### TASK REQUIREMENTS
Would you return the run of lines that starts at the one with "Emit a Python" and ends at the one with "H_HEAD, H_MAIN, H_FOOT = 92, 348, 98", ends included, exactly as written and without the images?

### RECORDS SHOWN
===
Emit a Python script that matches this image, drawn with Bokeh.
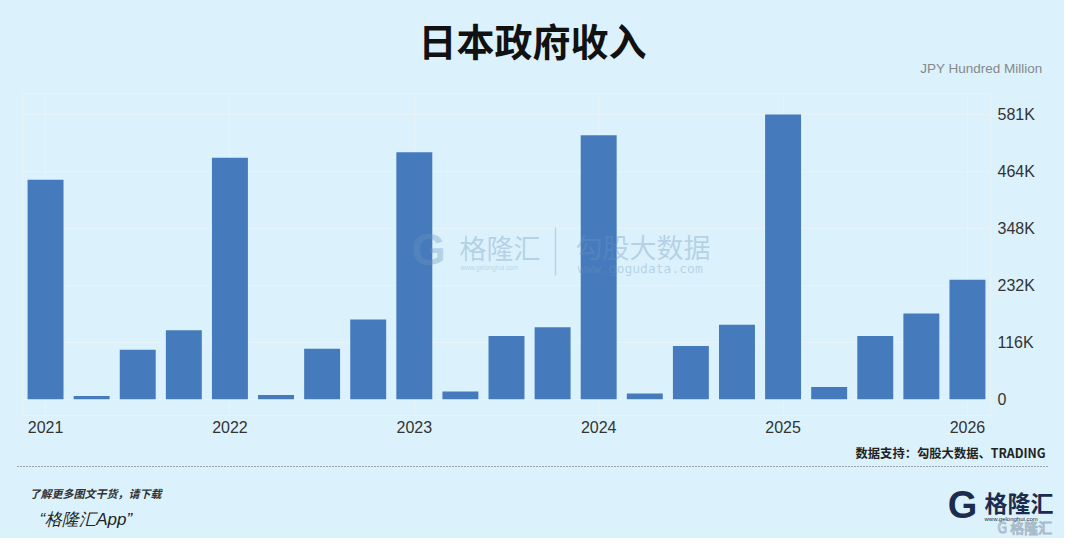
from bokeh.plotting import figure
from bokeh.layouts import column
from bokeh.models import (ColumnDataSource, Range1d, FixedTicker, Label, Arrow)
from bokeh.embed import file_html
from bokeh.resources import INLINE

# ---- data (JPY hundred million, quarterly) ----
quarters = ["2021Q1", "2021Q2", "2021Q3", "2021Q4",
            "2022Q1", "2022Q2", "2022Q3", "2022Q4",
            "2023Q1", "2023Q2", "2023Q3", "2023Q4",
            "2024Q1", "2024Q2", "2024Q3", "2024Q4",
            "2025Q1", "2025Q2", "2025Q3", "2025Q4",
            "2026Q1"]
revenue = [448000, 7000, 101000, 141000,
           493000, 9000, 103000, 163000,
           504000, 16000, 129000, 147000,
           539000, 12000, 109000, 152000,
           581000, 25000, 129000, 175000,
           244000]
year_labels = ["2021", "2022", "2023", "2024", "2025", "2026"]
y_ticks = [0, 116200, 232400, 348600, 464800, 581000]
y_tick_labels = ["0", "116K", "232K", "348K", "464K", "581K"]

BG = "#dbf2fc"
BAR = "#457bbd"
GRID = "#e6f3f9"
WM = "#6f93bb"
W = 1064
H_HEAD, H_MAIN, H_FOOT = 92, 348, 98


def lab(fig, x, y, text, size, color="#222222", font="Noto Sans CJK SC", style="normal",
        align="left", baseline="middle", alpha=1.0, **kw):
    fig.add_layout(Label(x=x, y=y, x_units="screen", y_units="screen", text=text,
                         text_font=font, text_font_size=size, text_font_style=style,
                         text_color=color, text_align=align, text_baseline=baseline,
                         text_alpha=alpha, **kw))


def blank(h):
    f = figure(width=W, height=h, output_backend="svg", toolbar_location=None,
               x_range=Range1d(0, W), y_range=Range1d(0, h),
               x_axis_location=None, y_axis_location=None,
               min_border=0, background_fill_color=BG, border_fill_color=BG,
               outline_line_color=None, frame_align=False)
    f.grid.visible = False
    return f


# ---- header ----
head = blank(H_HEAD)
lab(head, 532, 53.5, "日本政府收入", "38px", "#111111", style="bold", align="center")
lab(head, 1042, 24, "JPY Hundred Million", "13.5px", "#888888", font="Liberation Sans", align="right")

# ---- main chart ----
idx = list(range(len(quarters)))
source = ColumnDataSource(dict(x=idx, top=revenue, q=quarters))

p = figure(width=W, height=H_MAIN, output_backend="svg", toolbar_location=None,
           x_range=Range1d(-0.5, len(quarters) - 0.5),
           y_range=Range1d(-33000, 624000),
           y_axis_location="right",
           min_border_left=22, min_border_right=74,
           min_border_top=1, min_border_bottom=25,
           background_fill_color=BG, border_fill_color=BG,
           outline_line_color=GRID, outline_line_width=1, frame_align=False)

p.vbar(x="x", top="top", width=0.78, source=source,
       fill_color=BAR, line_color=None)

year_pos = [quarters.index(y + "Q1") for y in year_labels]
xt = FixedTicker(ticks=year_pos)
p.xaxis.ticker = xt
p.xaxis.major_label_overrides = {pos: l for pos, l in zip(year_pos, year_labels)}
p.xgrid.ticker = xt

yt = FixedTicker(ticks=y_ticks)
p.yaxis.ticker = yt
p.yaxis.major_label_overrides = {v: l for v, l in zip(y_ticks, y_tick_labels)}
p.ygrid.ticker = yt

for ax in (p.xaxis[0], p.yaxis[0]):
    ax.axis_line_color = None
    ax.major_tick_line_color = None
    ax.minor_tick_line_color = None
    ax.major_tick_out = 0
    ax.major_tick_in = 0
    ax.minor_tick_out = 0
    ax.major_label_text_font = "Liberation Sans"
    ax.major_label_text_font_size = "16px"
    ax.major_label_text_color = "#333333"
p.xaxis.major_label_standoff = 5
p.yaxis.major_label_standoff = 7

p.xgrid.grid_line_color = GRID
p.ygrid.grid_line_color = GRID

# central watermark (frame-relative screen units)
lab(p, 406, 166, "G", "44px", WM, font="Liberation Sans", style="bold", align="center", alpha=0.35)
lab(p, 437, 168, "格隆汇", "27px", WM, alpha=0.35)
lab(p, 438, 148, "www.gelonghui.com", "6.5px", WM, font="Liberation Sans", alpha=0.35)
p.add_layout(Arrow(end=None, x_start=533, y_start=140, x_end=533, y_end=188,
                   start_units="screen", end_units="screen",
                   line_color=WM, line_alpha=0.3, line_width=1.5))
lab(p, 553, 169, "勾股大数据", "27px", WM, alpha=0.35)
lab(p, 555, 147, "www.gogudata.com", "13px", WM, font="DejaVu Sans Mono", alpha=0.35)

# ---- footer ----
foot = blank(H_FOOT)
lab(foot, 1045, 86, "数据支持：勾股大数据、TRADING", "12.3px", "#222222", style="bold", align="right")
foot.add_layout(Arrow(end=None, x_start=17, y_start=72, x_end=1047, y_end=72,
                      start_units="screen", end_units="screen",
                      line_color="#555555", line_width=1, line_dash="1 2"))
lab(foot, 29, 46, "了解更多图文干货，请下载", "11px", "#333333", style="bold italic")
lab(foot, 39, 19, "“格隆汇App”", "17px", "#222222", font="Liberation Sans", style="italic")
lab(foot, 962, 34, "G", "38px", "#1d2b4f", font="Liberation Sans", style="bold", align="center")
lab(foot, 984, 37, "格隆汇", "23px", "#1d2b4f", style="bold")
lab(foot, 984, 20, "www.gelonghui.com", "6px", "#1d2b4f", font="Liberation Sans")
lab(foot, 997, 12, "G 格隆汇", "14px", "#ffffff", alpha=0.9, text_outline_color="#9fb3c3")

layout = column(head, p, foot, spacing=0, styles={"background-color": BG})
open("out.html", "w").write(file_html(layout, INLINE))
===
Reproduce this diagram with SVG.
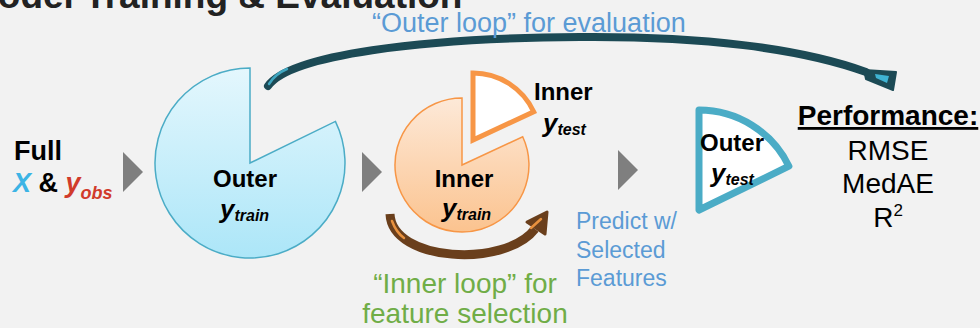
===
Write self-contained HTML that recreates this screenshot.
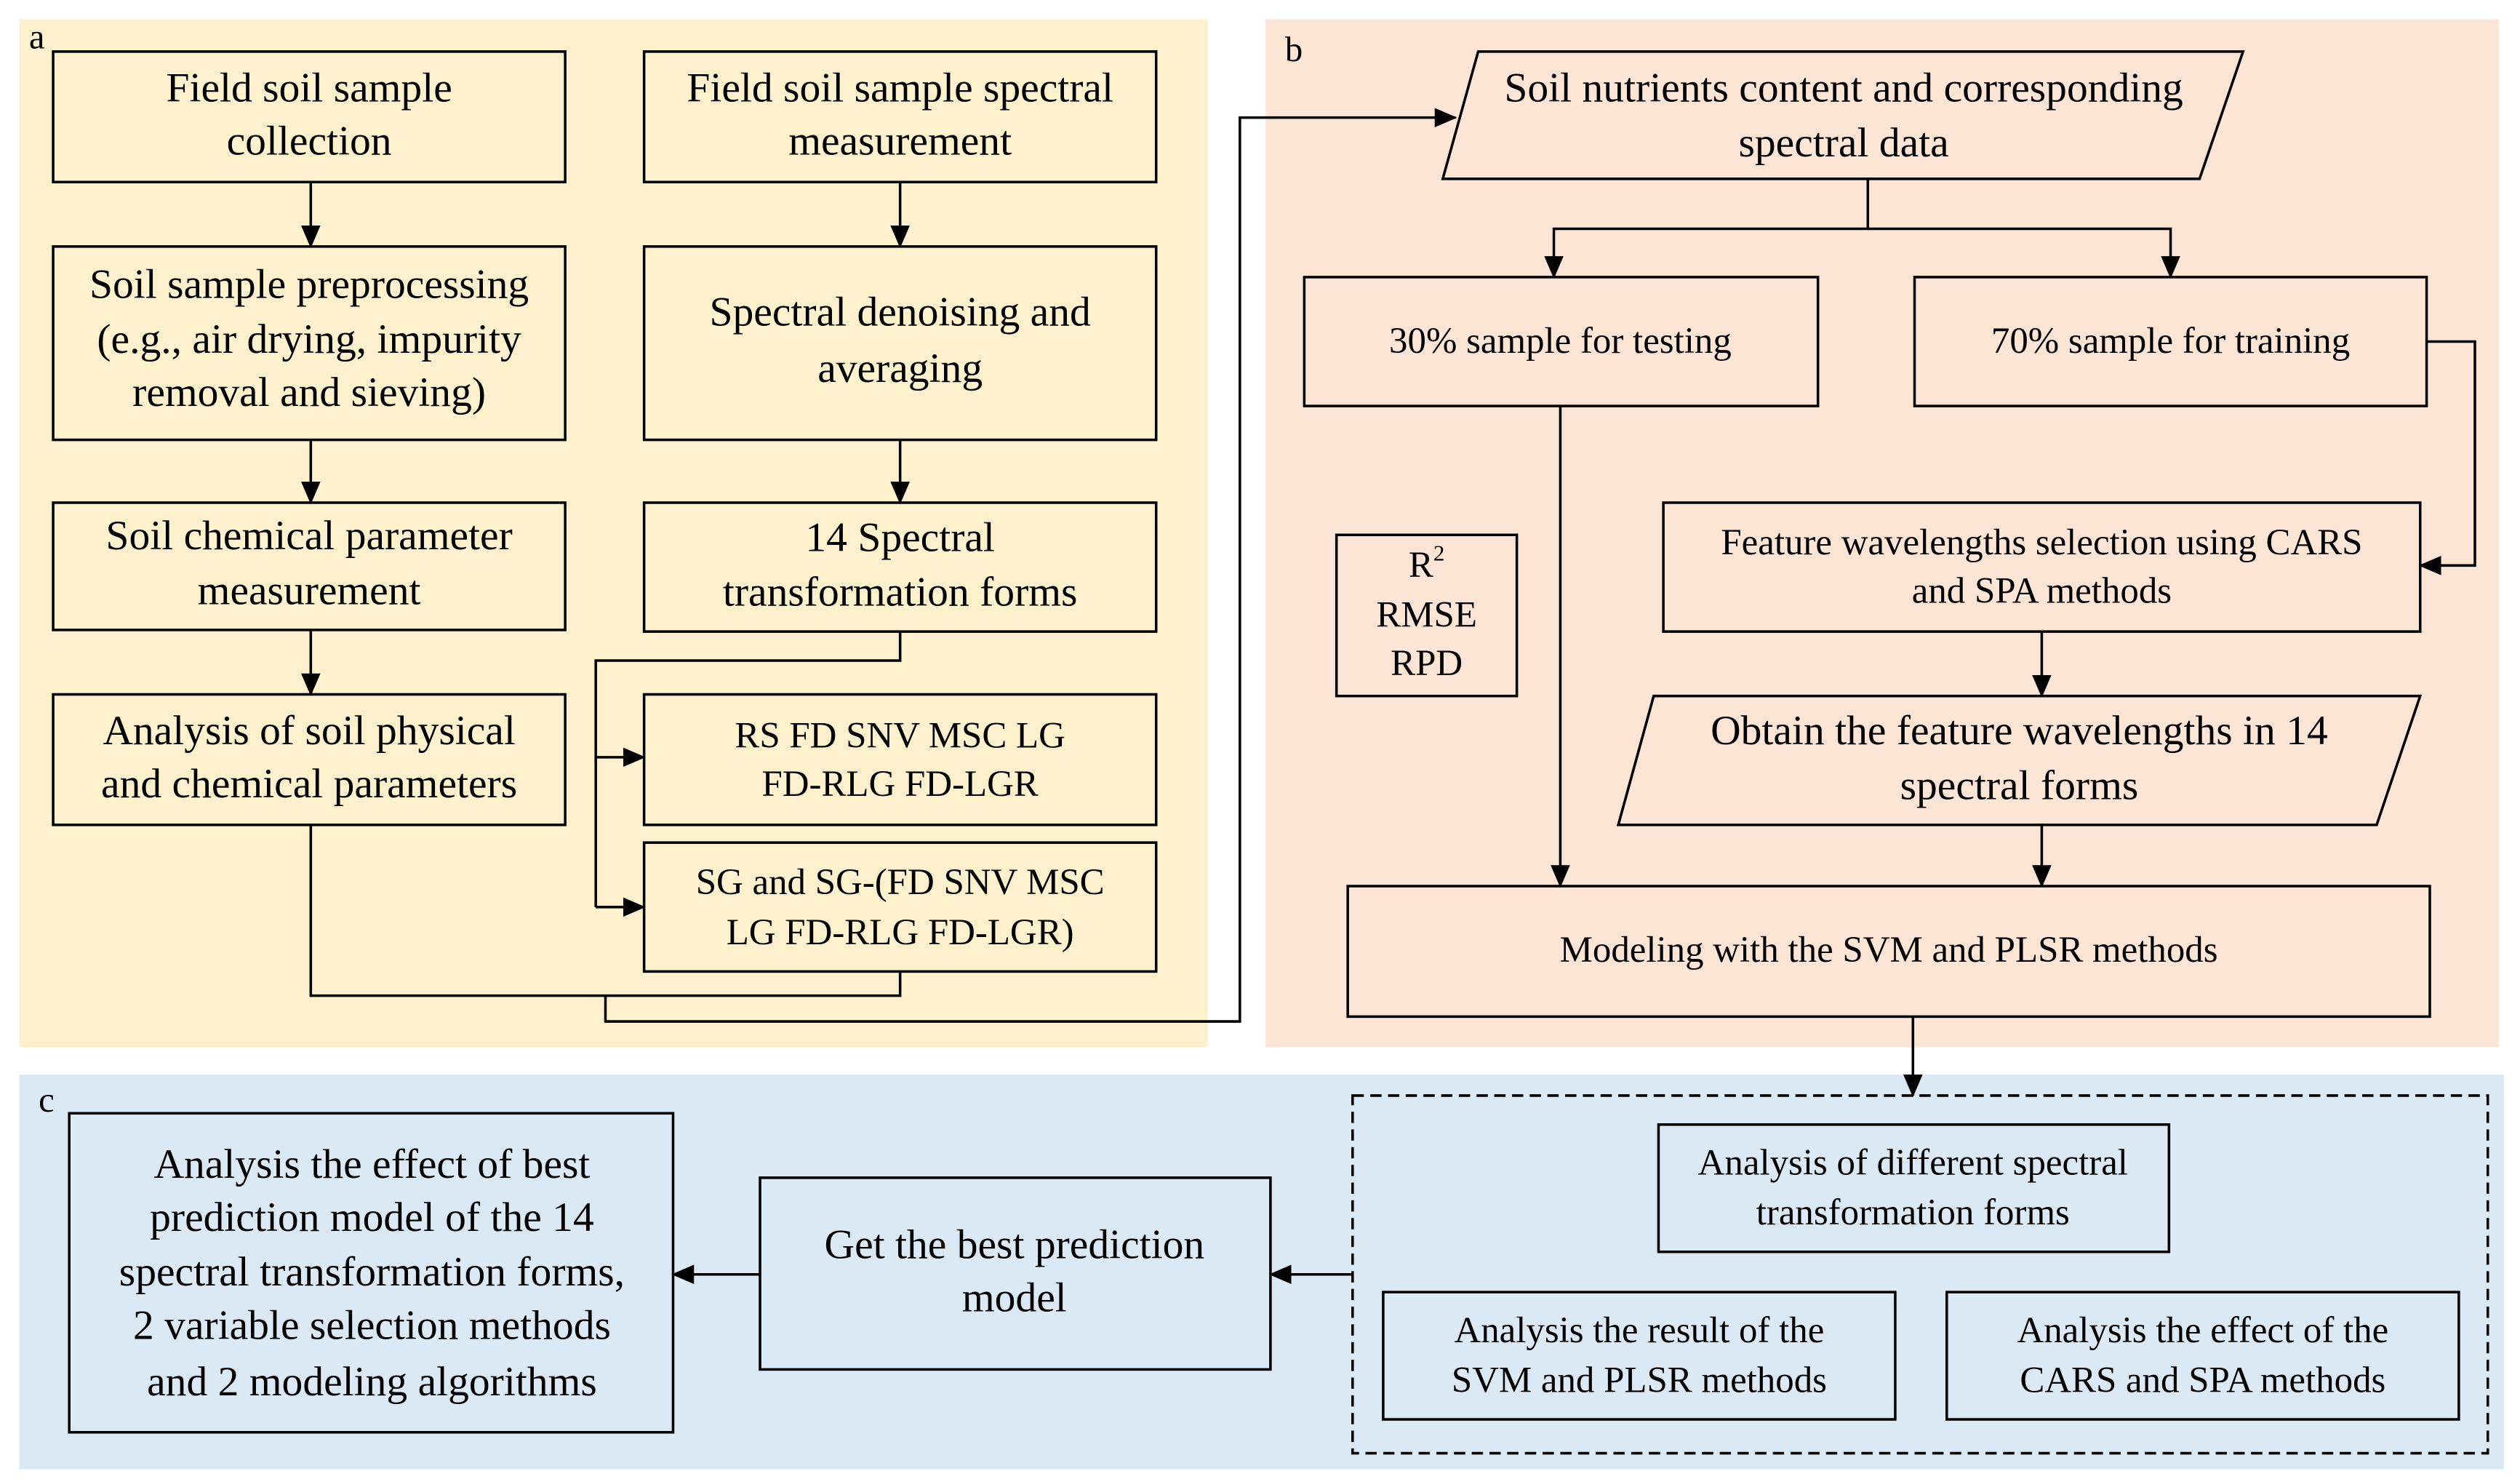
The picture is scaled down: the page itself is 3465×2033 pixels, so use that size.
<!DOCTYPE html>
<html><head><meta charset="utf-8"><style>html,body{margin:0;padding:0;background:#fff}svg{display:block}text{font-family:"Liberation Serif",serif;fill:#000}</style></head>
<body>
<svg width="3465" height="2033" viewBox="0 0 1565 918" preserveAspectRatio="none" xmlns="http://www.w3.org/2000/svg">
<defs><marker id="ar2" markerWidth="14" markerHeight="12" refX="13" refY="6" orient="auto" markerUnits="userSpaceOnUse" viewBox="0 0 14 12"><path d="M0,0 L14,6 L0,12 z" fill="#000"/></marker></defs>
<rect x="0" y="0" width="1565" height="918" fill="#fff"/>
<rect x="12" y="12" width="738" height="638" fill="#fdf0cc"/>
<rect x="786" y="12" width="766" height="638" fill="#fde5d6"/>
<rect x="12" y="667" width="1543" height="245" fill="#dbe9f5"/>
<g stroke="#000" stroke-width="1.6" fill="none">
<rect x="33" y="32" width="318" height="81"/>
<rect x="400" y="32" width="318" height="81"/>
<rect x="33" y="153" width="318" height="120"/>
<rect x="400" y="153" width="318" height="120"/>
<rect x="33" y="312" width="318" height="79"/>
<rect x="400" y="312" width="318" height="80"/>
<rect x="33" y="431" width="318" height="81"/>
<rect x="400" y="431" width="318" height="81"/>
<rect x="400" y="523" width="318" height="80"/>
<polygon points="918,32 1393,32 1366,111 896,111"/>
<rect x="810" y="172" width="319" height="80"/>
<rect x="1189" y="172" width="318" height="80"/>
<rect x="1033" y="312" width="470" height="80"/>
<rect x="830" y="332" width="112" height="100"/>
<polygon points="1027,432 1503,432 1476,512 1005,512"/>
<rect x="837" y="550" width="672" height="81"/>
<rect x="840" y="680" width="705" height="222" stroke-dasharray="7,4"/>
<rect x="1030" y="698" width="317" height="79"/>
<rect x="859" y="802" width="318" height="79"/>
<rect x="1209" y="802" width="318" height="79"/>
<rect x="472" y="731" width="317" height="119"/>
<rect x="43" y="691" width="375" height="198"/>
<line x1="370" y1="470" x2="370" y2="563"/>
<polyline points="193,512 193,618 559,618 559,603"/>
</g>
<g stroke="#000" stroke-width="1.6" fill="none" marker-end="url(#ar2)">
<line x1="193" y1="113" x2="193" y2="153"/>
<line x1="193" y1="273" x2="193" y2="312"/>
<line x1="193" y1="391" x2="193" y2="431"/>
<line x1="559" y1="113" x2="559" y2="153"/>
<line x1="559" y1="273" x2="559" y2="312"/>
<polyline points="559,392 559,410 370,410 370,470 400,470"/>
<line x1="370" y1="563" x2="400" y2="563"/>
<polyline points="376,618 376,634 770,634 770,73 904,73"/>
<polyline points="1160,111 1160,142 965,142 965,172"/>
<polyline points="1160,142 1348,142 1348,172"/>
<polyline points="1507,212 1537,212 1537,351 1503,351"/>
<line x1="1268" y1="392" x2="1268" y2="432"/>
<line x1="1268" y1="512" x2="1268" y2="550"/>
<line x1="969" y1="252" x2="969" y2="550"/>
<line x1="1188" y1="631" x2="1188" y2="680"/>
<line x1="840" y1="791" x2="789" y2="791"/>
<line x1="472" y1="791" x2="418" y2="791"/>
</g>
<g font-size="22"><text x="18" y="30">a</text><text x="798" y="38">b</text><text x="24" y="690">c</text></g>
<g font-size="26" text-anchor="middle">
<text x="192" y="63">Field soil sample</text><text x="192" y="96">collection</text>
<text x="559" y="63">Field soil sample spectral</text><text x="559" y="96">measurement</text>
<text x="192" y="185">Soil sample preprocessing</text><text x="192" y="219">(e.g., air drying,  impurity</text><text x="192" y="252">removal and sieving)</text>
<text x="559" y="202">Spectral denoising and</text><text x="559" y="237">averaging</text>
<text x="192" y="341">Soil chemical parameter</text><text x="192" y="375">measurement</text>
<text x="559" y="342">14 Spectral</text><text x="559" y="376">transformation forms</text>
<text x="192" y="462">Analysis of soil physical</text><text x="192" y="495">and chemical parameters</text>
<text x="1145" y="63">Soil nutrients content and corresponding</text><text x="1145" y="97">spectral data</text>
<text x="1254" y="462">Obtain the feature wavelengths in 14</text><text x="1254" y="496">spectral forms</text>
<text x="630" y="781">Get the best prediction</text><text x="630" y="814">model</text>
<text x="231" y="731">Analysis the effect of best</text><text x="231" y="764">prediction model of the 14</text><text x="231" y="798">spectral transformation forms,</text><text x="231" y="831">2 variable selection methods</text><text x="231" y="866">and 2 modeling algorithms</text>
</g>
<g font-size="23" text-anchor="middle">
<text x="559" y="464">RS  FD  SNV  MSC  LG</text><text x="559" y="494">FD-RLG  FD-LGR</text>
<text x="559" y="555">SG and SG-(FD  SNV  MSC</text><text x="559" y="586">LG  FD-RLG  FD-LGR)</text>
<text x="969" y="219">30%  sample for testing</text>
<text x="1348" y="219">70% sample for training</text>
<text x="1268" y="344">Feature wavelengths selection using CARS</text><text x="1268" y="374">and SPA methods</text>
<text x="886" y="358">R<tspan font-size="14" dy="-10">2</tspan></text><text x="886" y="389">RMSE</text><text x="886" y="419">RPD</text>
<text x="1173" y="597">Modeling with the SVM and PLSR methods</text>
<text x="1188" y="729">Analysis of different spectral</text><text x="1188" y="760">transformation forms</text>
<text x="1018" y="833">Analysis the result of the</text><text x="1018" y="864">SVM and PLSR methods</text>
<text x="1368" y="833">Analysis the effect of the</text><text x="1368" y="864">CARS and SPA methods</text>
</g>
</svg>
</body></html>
===
### SOLUTION TO THE EXERCISE
Emit a Python script that matches this image, drawn with Bokeh.
from bokeh.plotting import figure
from bokeh.layouts import column
from bokeh.models import (ColumnDataSource, Range1d, FixedTicker, Label, Arrow)
from bokeh.embed import file_html
from bokeh.resources import INLINE

# ---- data (JPY hundred million, quarterly) ----
quarters = ["2021Q1", "2021Q2", "2021Q3", "2021Q4",
            "2022Q1", "2022Q2", "2022Q3", "2022Q4",
            "2023Q1", "2023Q2", "2023Q3", "2023Q4",
            "2024Q1", "2024Q2", "2024Q3", "2024Q4",
            "2025Q1", "2025Q2", "2025Q3", "2025Q4",
            "2026Q1"]
revenue = [448000, 7000, 101000, 141000,
           493000, 9000, 103000, 163000,
           504000, 16000, 129000, 147000,
           539000, 12000, 109000, 152000,
           581000, 25000, 129000, 175000,
           244000]
year_labels = ["2021", "2022", "2023", "2024", "2025", "2026"]
y_ticks = [0, 116200, 232400, 348600, 464800, 581000]
y_tick_labels = ["0", "116K", "232K", "348K", "464K", "581K"]

BG = "#dbf2fc"
BAR = "#457bbd"
GRID = "#e6f3f9"
WM = "#6f93bb"
W = 1064
H_HEAD, H_MAIN, H_FOOT = 92, 348, 98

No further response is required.